SHORT PROBLEM: Write the data out again exactly, dropping any images it holds.

───── COLLECTED MATERIAL ─────

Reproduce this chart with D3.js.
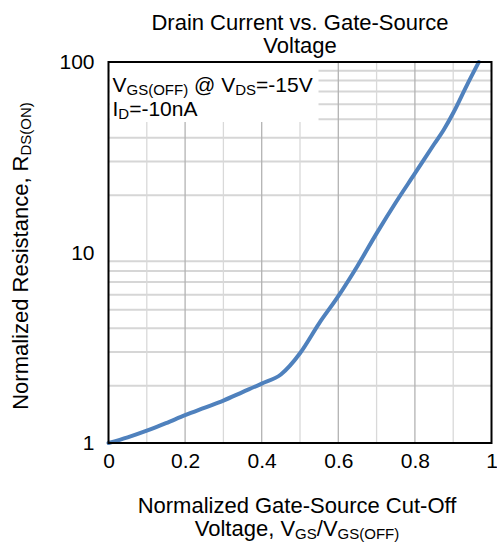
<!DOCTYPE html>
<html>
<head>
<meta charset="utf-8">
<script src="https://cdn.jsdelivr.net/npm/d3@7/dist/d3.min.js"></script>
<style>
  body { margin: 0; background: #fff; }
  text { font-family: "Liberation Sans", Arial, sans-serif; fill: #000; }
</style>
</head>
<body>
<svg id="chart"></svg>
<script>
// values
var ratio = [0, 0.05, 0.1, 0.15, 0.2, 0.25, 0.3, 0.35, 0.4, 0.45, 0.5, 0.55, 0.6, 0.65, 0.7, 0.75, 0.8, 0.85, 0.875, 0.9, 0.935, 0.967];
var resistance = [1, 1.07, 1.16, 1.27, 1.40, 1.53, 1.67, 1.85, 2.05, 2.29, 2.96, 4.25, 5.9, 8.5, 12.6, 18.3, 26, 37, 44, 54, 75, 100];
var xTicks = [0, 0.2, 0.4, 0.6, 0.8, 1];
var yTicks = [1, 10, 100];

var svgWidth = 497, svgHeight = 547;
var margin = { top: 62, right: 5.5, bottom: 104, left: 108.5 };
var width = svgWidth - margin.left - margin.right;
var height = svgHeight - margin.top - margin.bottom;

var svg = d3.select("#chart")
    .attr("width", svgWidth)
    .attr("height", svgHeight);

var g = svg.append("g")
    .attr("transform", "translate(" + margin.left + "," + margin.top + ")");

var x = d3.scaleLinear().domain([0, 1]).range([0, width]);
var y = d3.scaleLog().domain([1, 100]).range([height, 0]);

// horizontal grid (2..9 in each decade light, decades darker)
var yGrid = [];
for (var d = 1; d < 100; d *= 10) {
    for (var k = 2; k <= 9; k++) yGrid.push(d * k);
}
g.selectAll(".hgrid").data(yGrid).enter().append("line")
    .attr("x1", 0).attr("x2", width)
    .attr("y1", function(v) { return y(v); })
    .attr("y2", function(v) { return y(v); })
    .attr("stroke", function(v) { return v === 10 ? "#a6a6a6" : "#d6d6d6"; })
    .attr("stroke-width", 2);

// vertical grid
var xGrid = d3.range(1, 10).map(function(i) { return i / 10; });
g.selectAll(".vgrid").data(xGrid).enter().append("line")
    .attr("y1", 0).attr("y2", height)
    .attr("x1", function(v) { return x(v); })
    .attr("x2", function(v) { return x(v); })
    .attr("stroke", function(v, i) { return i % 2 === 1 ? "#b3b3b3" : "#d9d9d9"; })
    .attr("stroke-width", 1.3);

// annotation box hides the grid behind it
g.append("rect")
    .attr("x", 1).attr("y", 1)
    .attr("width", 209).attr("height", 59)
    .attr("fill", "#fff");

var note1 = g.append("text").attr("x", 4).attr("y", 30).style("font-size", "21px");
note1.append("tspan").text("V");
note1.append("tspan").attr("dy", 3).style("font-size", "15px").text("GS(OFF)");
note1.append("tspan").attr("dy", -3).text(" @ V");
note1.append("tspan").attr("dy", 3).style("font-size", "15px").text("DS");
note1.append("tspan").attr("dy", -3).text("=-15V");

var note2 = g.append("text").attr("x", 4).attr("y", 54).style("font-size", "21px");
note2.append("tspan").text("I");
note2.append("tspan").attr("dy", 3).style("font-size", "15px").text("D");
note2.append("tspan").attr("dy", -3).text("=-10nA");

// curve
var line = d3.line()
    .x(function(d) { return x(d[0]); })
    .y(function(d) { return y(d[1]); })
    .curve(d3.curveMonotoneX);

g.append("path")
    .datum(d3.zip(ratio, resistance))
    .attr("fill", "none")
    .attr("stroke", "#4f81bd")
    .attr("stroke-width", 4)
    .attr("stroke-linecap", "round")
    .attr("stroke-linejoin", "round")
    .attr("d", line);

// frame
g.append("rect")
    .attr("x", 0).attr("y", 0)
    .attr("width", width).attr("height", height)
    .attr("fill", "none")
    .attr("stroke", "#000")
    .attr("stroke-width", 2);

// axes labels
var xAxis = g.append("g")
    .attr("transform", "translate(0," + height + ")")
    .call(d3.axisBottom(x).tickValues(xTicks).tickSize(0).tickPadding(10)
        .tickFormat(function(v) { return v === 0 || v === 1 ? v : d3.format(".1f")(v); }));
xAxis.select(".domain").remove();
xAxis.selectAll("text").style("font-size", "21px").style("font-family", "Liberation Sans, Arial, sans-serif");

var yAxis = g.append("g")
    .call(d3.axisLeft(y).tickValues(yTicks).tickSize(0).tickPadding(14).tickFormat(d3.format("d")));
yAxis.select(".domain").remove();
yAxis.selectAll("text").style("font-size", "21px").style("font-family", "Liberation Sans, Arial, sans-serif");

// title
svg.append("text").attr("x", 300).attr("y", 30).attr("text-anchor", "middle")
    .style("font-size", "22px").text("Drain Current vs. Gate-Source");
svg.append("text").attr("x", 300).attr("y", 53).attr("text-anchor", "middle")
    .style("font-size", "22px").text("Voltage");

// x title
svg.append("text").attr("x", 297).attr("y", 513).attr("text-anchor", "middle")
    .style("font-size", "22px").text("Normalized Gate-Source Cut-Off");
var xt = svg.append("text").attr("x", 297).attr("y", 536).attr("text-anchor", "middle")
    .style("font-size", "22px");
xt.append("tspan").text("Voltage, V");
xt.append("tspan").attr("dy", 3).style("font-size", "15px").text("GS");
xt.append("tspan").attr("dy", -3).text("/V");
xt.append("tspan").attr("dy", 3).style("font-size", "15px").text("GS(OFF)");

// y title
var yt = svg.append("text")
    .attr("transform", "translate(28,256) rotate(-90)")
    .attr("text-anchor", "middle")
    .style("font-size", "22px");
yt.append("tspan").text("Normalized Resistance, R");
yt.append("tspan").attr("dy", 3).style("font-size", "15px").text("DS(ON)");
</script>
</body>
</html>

─────

SOLUTION TO THIS TASK:
Reproduce this chart with D3.js.
<!DOCTYPE html>
<html>
<head>
<meta charset="utf-8">
<script src="https://cdn.jsdelivr.net/npm/d3@7/dist/d3.min.js"></script>
<style>
  body { margin: 0; background: #fff; }
  text { font-family: "Liberation Sans", Arial, sans-serif; fill: #000; }
</style>
</head>
<body>
<svg id="chart"></svg>
<script>
// values
var ratio = [0, 0.05, 0.1, 0.15, 0.2, 0.25, 0.3, 0.35, 0.4, 0.45, 0.5, 0.55, 0.6, 0.65, 0.7, 0.75, 0.8, 0.85, 0.875, 0.9, 0.935, 0.967];
var resistance = [1, 1.07, 1.16, 1.27, 1.40, 1.53, 1.67, 1.85, 2.05, 2.29, 2.96, 4.25, 5.9, 8.5, 12.6, 18.3, 26, 37, 44, 54, 75, 100];
var xTicks = [0, 0.2, 0.4, 0.6, 0.8, 1];
var yTicks = [1, 10, 100];

var svgWidth = 497, svgHeight = 547;
var margin = { top: 62, right: 5.5, bottom: 104, left: 108.5 };
var width = svgWidth - margin.left - margin.right;
var height = svgHeight - margin.top - margin.bottom;

var svg = d3.select("#chart")
    .attr("width", svgWidth)
    .attr("height", svgHeight);

var g = svg.append("g")
    .attr("transform", "translate(" + margin.left + "," + margin.top + ")");

var x = d3.scaleLinear().domain([0, 1]).range([0, width]);
var y = d3.scaleLog().domain([1, 100]).range([height, 0]);

// horizontal grid (2..9 in each decade light, decades darker)
var yGrid = [];
for (var d = 1; d < 100; d *= 10) {
    for (var k = 2; k <= 9; k++) yGrid.push(d * k);
}
g.selectAll(".hgrid").data(yGrid).enter().append("line")
    .attr("x1", 0).attr("x2", width)
    .attr("y1", function(v) { return y(v); })
    .attr("y2", function(v) { return y(v); })
    .attr("stroke", function(v) { return v === 10 ? "#a6a6a6" : "#d6d6d6"; })
    .attr("stroke-width", 2);

// vertical grid
var xGrid = d3.range(1, 10).map(function(i) { return i / 10; });
g.selectAll(".vgrid").data(xGrid).enter().append("line")
    .attr("y1", 0).attr("y2", height)
    .attr("x1", function(v) { return x(v); })
    .attr("x2", function(v) { return x(v); })
    .attr("stroke", function(v, i) { return i % 2 === 1 ? "#b3b3b3" : "#d9d9d9"; })
    .attr("stroke-width", 1.3);

// annotation box hides the grid behind it
g.append("rect")
    .attr("x", 1).attr("y", 1)
    .attr("width", 209).attr("height", 59)
    .attr("fill", "#fff");

var note1 = g.append("text").attr("x", 4).attr("y", 30).style("font-size", "21px");
note1.append("tspan").text("V");
note1.append("tspan").attr("dy", 3).style("font-size", "15px").text("GS(OFF)");
note1.append("tspan").attr("dy", -3).text(" @ V");
note1.append("tspan").attr("dy", 3).style("font-size", "15px").text("DS");
note1.append("tspan").attr("dy", -3).text("=-15V");

var note2 = g.append("text").attr("x", 4).attr("y", 54).style("font-size", "21px");
note2.append("tspan").text("I");
note2.append("tspan").attr("dy", 3).style("font-size", "15px").text("D");
note2.append("tspan").attr("dy", -3).text("=-10nA");

// curve
var line = d3.line()
    .x(function(d) { return x(d[0]); })
    .y(function(d) { return y(d[1]); })
    .curve(d3.curveMonotoneX);

g.append("path")
    .datum(d3.zip(ratio, resistance))
    .attr("fill", "none")
    .attr("stroke", "#4f81bd")
    .attr("stroke-width", 4)
    .attr("stroke-linecap", "round")
    .attr("stroke-linejoin", "round")
    .attr("d", line);

// frame
g.append("rect")
    .attr("x", 0).attr("y", 0)
    .attr("width", width).attr("height", height)
    .attr("fill", "none")
    .attr("stroke", "#000")
    .attr("stroke-width", 2);

// axes labels
var xAxis = g.append("g")
    .attr("transform", "translate(0," + height + ")")
    .call(d3.axisBottom(x).tickValues(xTicks).tickSize(0).tickPadding(10)
        .tickFormat(function(v) { return v === 0 || v === 1 ? v : d3.format(".1f")(v); }));
xAxis.select(".domain").remove();
xAxis.selectAll("text").style("font-size", "21px").style("font-family", "Liberation Sans, Arial, sans-serif");

var yAxis = g.append("g")
    .call(d3.axisLeft(y).tickValues(yTicks).tickSize(0).tickPadding(14).tickFormat(d3.format("d")));
yAxis.select(".domain").remove();
yAxis.selectAll("text").style("font-size", "21px").style("font-family", "Liberation Sans, Arial, sans-serif");

// title
svg.append("text").attr("x", 300).attr("y", 30).attr("text-anchor", "middle")
    .style("font-size", "22px").text("Drain Current vs. Gate-Source");
svg.append("text").attr("x", 300).attr("y", 53).attr("text-anchor", "middle")
    .style("font-size", "22px").text("Voltage");

// x title
svg.append("text").attr("x", 297).attr("y", 513).attr("text-anchor", "middle")
    .style("font-size", "22px").text("Normalized Gate-Source Cut-Off");
var xt = svg.append("text").attr("x", 297).attr("y", 536).attr("text-anchor", "middle")
    .style("font-size", "22px");
xt.append("tspan").text("Voltage, V");
xt.append("tspan").attr("dy", 3).style("font-size", "15px").text("GS");
xt.append("tspan").attr("dy", -3).text("/V");
xt.append("tspan").attr("dy", 3).style("font-size", "15px").text("GS(OFF)");

// y title
var yt = svg.append("text")
    .attr("transform", "translate(28,256) rotate(-90)")
    .attr("text-anchor", "middle")
    .style("font-size", "22px");
yt.append("tspan").text("Normalized Resistance, R");
yt.append("tspan").attr("dy", 3).style("font-size", "15px").text("DS(ON)");
</script>
</body>
</html>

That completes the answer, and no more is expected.